Entre 1882 et 1884, 3 écoles de formation professionnelle sont créées par le Conseil général de la Seine :

– l’école d’Alembert à Montévrain (Seine-et-Marne), ré­servée aux garçons, pour apprendre les métiers du livre avec des cours de typographie, imprimerie, clicherie, fa­çonnage, reliure, ou les métiers du bois avec des cours de menuiserie et ébénisterie ;

– l’école Le Nôtre à Villepreux (Yvelines), également ré­servée aux garçons, où sont dispensés un enseignement théorique horticole et des travaux pratiques de culture, réparation et entretien du matériel agricole, ainsi que de petits travaux en menuiserie et serrurerie ;

– l’école ménagère à Yzeure (Allier), réservée aux filles, où l’on apprend la couture, le raccommodage, la confection, la coupe, la tapisserie, la broderie, mais également la cui­sine, le nettoyage et le repassage.

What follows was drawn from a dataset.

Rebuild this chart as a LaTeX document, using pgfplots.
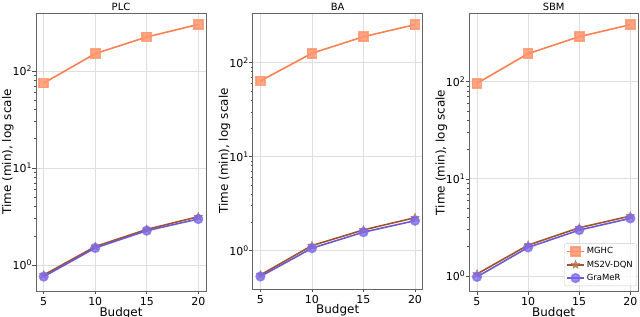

Serre de l’école Le Nôtre, années 1930.
Serre de l’école Le Nôtre, années 1930.
Réfectoire de l’école ménagère, années 1930.
Réfectoire de l’école ménagère, années 1930.

Depuis 1932, selon son mérite et sa capacité, une jeune fille recueillie comme enfant assistée peut suivre des cours préparatoires à l’entrée de l’école d’infirmières de l’Assistance publique.